XTAN — XML Transform-as-Needed

What is it?

XTAN allows XML software to be written expecting input in one language and then successfully handle inputs written in other (similar) languages. The other languages can be "competitors", other languages written by other people for a similar purpose, or they can be later versions or variant versions of the original language.

XTAN may be the silver bullet to the forward compatibility problem. In decentralized systems like the Web, where we can't upgrade all the software at once, deploying any new version of a language requires some level of forward compatibility. In many case, the available level of forward compatibility (such as provided by HTML's ignore-unknowns rule) is really not enough. XTAN gives us a lot more.

XTAN is a fairly simple idea. You get an XML document. If it doesn't match the schema you have in mind, use the XML namespaces as web addresses to retrieve annotated schemas. Annotations in those schemas provide transform information which allows you to rewrite the document to match the language you're looking for. While you're re-writing, notice that some transforms are "lossy". Keep track of the losses, and see how bad they are when you're done.

For more details, follow the links below


XTAN was proposed to the Rule Interchange Format (RIF) Working Group in February, 2008, and was well received as a potential solution to addressing its extensibility requirement. In May, however, RIF decided on an XML syntax where all dialects can be mechanically translated to RDF. This may allow RIF to use an RDF-based approach to extensibility, instead of XTAN. That approach needs to be explored in more detail, then RIF will have to decide which approach to take.

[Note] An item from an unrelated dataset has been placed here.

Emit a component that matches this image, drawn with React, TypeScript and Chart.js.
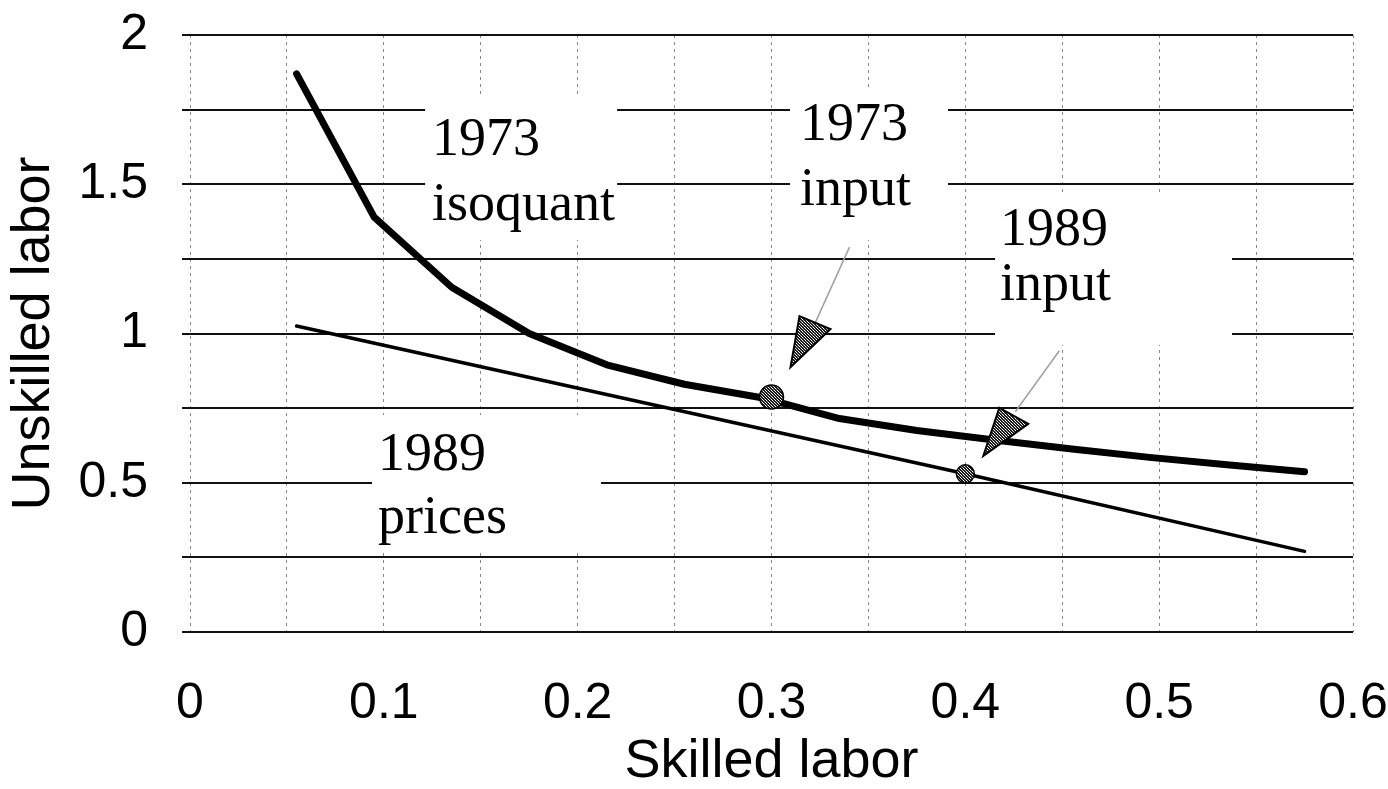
import React, { useEffect, useRef } from "react";
import { Chart, registerables } from "chart.js";

Chart.register(...registerables);

// ---- data ----
const isoquantX = [0.055, 0.095, 0.135, 0.175, 0.215, 0.255, 0.295, 0.335, 0.375, 0.415, 0.455, 0.495, 0.535, 0.575];
const isoquantY = [1.87, 1.39, 1.155, 1.0, 0.895, 0.83, 0.785, 0.715, 0.675, 0.643, 0.613, 0.585, 0.56, 0.537];
const pricesX = [0.055, 0.4, 0.575];
const pricesY = [1.025, 0.53, 0.27];
const inputX = [0.3, 0.4];
const inputY = [0.787, 0.53];
const xTickLabels = ["0", "0.1", "0.2", "0.3", "0.4", "0.5", "0.6"];
const yTickLabels = ["0", "0.5", "1", "1.5", "2"];
const xTitle = "Skilled labor";
const yTitle = "Unskilled labor";
const noteTexts = [
  ["1973", "isoquant"],
  ["1973", "input"],
  ["1989", "input"],
  ["1989", "prices"],
];
const noteX = [0.1249, 0.3147, 0.4179, 0.097];
const noteY = [1.598, 1.648, 1.2965, 0.5427];

// ---- styling / layout (not data) ----
const noteLineGap = [65, 65, 55, 63];
const noteBoxes = [
  [-7, -60, 192, 145],
  [-10, -52, 158, 152],
  [-5, -50, 237, 150],
  [-6, -55, 229, 135],
];
// callout pointers, offsets in px relative to the input dots
const pointerTriangles = [
  [[28, -81], [59, -68], [19, -30]],
  [[34, -66], [63, -50], [18, -18]],
];
const pointerLines = [
  [[78, -150], [44, -75]],
  [[94, -123], [50, -62]],
];

const SANS = "'Liberation Sans', Arial, Helvetica, sans-serif";
const SERIF = "'Liberation Serif', 'Times New Roman', serif";

export default function App() {
  const ref = useRef<HTMLCanvasElement | null>(null);

  useEffect(() => {
    document.body.style.margin = "0";
    const canvas = ref.current;
    if (!canvas) return;
    const ctx = canvas.getContext("2d")!;

    const pc = document.createElement("canvas");
    pc.width = 3;
    pc.height = 3;
    const g = pc.getContext("2d")!;
    g.fillStyle = "#1a1a1a";
    g.fillRect(0, 0, 3, 3);
    g.fillStyle = "#fff";
    g.fillRect(1, 1, 1, 1);
    g.fillRect(0, 0, 1, 1);
    g.fillStyle = "#bbb";
    g.fillRect(2, 2, 1, 1);
    const pattern = ctx.createPattern(pc, "repeat")!;

    const notesPlugin = {
      id: "notes",
      beforeDatasetsDraw(chart: any) {
        const c = chart.ctx;
        const xs = chart.scales.x;
        const ys = chart.scales.y;
        c.save();
        c.fillStyle = "#fff";
        noteTexts.forEach((_, i) => {
          const px = xs.getPixelForValue(noteX[i]);
          const py = ys.getPixelForValue(noteY[i]);
          const b = noteBoxes[i];
          c.fillRect(px + b[0], py + b[1], b[2], b[3]);
        });
        c.restore();
      },
      afterDatasetsDraw(chart: any) {
        const c = chart.ctx;
        const xs = chart.scales.x;
        const ys = chart.scales.y;
        c.save();
        inputX.forEach((v, i) => {
          const dx = xs.getPixelForValue(v);
          const dy = ys.getPixelForValue(inputY[i]);
          const l = pointerLines[i];
          c.strokeStyle = "#a0a0a0";
          c.lineWidth = 1.5;
          c.beginPath();
          c.moveTo(dx + l[0][0], dy + l[0][1]);
          c.lineTo(dx + l[1][0], dy + l[1][1]);
          c.stroke();
          const t = pointerTriangles[i];
          c.beginPath();
          c.moveTo(dx + t[0][0], dy + t[0][1]);
          c.lineTo(dx + t[1][0], dy + t[1][1]);
          c.lineTo(dx + t[2][0], dy + t[2][1]);
          c.closePath();
          c.fillStyle = pattern;
          c.fill();
          c.strokeStyle = "#000";
          c.lineWidth = 2;
          c.lineJoin = "miter";
          c.stroke();
        });
        c.restore();
      },
      afterDraw(chart: any) {
        const c = chart.ctx;
        const xs = chart.scales.x;
        const ys = chart.scales.y;
        c.save();
        c.fillStyle = "#000";
        c.font = `54px ${SERIF}`;
        c.textAlign = "left";
        c.textBaseline = "alphabetic";
        noteTexts.forEach((lines, i) => {
          const px = xs.getPixelForValue(noteX[i]);
          const py = ys.getPixelForValue(noteY[i]);
          lines.forEach((s, k) => c.fillText(s, px, py + k * noteLineGap[i]));
        });
        c.restore();
      },
    };

    const chart = new Chart(ctx, {
      type: "scatter",
      data: {
        datasets: [
          {
            label: "Inputs",
            data: inputX.map((x, i) => ({ x, y: inputY[i] })),
            showLine: false,
            pointRadius: [12, 9],
            pointBackgroundColor: pattern as any,
            pointBorderColor: "#000",
            pointBorderWidth: 1.5,
          },
          {
            label: "1973 isoquant",
            data: isoquantX.map((x, i) => ({ x, y: isoquantY[i] })),
            showLine: true,
            borderColor: "#000",
            borderWidth: 7,
            pointRadius: 0,
            tension: 0,
            borderCapStyle: "round",
            borderJoinStyle: "round",
          },
          {
            label: "1989 prices",
            data: pricesX.map((x, i) => ({ x, y: pricesY[i] })),
            showLine: true,
            borderColor: "#000",
            borderWidth: 3.5,
            pointRadius: 0,
            tension: 0,
            borderCapStyle: "round",
          },
        ],
      },
      options: {
        responsive: false,
        animation: false,
        devicePixelRatio: 1,
        layout: { padding: { top: 35, right: 35, left: 0, bottom: 0 } },
        plugins: { legend: { display: false }, tooltip: { enabled: false } },
        scales: {
          x: {
            type: "linear",
            min: 0,
            max: 0.6,
            ticks: {
              stepSize: 0.05,
              autoSkip: false,
              maxRotation: 0,
              padding: 42,
              color: "#000",
              font: { family: SANS, size: 50 },
              callback: (_v: any, i: number) => (i % 2 === 0 ? xTickLabels[i / 2] : ""),
            },
            grid: { color: "#8a8a8a", lineWidth: 1, drawTicks: false },
            border: { display: false, dash: [3, 4] },
            title: {
              display: true,
              text: xTitle,
              color: "#000",
              font: { family: SANS, size: 54, lineHeight: 1 },
              padding: { top: 0, bottom: 0 },
            },
            afterFit: (s: any) => {
              s.height = 157;
              s.paddingLeft = 0;
              s.paddingRight = 0;
            },
          },
          y: {
            type: "linear",
            min: 0,
            max: 2,
            ticks: {
              stepSize: 0.25,
              autoSkip: false,
              padding: 34,
              color: "#000",
              font: { family: SANS, size: 50 },
              callback: (_v: any, i: number) => (i % 2 === 0 ? yTickLabels[i / 2] : ""),
            },
            grid: { color: "#111", lineWidth: 2, drawTicks: true, tickLength: 8 },
            border: { display: false },
            title: {
              display: true,
              text: yTitle,
              color: "#000",
              font: { family: SANS, size: 54, lineHeight: 1 },
              padding: { top: 7, bottom: 0 },
            },
            afterFit: (s: any) => {
              s.width = 190;
              s.paddingTop = 0;
              s.paddingBottom = 0;
            },
          },
        },
      } as any,
      plugins: [notesPlugin],
    });

    return () => chart.destroy();
  }, []);

  return (
    <canvas
      ref={ref}
      width={1388}
      height={789}
      style={{ position: "absolute", left: 0, top: 0, display: "block", background: "#fff" }}
    />
  );
}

In April, 2009, RIF-WG decided not to standardize in this space. It was, in a sense, out of scope for the WG. It wanted something like XTAN, but was not quite the right group to develop such a technology. If you're interested in taking up or supporting this kind of work, please contact Sandro.

See Also

Feel free to send e-mail to sandro@w3.org. Let him know if you want to be on a mailing list. (If enough people do, he'll make one.)

Open Issues

Namespace documents. How do we get to the XML schema from the namespace URI?